The inspector told me that was the catalyst for the disbanding of the squad. Those involved found it difficult to adjust back into their jobs which was reorganised.
The aspect with some of the branch lines, & Bre certainly was one of them, that by the time of the road transport had gained their second wind, following the much earlier removal of the road maintenance tax which had been put onto road transport to make it harder on them to compete with road, along with the more powerful rigs, road certainly offered a service that could not be bettered by rail, for the reasons you mention.
Thing was that were quite a few other branch lines that were doing the opposite, where they existed in areas where grain of various types was grown, along with the other quanities of general goods as well. Under Shirley these lines were targeted by mass withdrawal of old 4 wheel RS, without any new bogie vehicles coming in to replace those withdrawn, it created an artificial shortage of RS, with clients, many of them long term being turned away. The concept of Low volume branch line came about, with the rider saying they needed to be grain lines.

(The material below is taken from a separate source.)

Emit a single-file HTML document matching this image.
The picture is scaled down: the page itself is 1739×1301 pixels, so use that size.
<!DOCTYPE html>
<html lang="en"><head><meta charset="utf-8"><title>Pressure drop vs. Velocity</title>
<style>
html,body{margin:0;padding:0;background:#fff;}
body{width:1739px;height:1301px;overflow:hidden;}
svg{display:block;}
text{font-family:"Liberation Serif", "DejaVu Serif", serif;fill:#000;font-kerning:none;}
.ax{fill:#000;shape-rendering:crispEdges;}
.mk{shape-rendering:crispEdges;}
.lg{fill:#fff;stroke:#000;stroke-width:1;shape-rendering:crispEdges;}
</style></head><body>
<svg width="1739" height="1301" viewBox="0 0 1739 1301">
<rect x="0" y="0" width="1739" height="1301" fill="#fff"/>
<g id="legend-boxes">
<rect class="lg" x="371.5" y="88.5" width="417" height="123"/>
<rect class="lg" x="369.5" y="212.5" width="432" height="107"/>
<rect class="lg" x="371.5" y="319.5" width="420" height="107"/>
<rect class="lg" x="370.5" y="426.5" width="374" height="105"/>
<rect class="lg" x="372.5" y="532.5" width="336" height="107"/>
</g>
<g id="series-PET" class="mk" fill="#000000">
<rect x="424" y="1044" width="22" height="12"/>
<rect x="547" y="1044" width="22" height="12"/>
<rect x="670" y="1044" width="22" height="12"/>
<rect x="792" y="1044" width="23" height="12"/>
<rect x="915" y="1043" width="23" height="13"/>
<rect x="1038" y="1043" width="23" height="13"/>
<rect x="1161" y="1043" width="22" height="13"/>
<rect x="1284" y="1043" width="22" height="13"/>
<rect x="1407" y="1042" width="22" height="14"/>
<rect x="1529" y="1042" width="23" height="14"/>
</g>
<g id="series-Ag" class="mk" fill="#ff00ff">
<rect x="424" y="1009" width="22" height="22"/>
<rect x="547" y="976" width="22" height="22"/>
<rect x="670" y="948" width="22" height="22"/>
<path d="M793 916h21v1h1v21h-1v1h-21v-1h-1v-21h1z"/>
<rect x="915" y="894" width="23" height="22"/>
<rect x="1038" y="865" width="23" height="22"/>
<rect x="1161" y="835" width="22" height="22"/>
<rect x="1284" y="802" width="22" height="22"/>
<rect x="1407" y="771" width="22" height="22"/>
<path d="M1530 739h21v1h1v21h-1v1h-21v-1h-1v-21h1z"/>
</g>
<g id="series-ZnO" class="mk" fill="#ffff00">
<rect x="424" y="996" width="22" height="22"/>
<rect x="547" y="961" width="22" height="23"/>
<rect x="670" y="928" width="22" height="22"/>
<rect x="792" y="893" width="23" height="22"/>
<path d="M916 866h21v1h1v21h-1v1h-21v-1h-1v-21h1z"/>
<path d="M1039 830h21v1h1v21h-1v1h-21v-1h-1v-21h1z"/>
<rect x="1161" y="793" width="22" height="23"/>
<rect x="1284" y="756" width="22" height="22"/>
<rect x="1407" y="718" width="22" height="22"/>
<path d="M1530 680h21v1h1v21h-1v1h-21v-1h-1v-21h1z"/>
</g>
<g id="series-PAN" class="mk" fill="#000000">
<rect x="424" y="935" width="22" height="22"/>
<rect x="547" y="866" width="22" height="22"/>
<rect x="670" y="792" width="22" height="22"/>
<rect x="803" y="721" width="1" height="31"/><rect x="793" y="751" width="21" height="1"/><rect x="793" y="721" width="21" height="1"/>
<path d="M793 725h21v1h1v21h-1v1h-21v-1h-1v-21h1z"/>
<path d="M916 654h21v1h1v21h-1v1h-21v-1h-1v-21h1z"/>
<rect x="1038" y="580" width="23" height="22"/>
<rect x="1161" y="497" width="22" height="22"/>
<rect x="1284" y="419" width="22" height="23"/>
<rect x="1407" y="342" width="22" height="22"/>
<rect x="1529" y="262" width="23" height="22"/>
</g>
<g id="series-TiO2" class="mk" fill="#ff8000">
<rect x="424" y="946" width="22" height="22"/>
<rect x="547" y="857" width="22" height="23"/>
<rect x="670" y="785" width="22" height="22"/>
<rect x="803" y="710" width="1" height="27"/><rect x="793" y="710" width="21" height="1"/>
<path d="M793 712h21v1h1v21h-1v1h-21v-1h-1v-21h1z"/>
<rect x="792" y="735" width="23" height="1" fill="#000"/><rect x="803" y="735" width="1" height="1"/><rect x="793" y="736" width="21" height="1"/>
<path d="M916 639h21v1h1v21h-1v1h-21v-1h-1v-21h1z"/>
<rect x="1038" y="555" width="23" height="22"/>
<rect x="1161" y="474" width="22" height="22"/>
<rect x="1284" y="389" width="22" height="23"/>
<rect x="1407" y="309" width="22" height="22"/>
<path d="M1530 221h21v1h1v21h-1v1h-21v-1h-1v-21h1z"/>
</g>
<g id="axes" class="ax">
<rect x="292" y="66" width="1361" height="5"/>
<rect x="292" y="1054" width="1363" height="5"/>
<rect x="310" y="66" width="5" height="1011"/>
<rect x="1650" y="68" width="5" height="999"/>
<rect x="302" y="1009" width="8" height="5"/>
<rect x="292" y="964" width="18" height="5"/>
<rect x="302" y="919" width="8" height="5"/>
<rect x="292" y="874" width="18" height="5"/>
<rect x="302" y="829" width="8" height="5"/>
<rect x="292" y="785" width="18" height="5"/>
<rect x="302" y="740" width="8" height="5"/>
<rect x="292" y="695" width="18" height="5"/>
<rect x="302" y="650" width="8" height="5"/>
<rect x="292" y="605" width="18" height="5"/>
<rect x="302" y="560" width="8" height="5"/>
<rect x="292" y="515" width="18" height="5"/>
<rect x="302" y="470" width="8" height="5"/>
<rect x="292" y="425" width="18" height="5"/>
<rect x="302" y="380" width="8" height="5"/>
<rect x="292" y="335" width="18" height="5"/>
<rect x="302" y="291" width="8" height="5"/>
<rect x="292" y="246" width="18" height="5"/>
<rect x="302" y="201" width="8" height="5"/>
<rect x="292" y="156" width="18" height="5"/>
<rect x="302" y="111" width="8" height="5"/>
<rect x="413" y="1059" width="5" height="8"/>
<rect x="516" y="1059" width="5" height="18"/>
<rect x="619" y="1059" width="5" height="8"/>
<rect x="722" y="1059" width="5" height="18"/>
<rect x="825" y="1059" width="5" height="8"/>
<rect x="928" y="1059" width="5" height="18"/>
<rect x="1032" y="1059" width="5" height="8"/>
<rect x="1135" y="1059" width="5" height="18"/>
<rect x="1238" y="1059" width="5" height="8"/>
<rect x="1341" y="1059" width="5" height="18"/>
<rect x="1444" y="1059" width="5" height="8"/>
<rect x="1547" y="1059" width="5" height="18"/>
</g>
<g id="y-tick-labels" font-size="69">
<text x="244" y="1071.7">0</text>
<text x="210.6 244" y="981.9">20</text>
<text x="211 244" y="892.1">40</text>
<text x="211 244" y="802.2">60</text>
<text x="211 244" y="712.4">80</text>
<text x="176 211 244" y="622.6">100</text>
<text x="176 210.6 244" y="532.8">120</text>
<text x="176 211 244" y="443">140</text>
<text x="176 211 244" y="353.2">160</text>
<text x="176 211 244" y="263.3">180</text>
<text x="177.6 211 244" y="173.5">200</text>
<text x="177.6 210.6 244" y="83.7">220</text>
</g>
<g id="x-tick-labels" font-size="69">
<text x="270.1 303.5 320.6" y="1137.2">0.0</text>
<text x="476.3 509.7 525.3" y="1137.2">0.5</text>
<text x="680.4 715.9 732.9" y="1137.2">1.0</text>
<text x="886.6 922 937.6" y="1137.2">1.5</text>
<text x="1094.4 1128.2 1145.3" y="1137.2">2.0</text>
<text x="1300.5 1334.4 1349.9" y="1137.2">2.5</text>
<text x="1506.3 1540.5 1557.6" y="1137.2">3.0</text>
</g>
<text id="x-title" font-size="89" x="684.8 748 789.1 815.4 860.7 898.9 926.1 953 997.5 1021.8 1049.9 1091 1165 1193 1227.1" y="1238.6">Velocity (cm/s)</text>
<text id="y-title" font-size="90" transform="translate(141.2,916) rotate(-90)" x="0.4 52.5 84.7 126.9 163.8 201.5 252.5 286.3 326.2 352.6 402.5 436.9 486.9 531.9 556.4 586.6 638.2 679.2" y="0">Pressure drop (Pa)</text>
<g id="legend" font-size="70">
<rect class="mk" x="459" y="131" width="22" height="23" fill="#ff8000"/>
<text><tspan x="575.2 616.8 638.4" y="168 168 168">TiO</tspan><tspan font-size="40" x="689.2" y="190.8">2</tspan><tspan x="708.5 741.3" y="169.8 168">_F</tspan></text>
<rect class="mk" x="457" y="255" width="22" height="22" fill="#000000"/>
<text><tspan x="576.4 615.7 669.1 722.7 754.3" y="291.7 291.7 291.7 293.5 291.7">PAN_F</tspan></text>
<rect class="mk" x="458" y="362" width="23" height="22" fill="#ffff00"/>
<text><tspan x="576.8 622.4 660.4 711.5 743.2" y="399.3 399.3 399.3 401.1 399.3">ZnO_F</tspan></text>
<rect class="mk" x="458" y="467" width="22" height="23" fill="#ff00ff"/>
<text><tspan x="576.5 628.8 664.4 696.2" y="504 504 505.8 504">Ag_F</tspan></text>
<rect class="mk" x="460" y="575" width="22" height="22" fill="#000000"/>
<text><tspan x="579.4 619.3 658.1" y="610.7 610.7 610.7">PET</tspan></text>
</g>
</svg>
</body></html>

The next step was the turning away of grains such as sorghum, oats, barley from rail haulage with wheat the only grain being hauled, this led to the Hill edict which was the final axe when he had them classified as Low Volume seasonal wheat only lines were not sustainable. They had already turned away all other products that built up the lines with full loads being the norm, the death by slow and systematic strangulation achieved what had been planned in the days of Shirley.
Thing is all is in the past now, but the worst of it is that nothing was nor has been learned from what happened. By the end of Shirley's first year the big achievement was the simple fact that the cancellations of goods trains was becoming a thing of the past, no more shortage of locomotives or goods rolling stock, owing to less trains were needed through lower goods haulage. That can be seen in the annual reports that had to be published & made available to the public & put to the state government for the budget.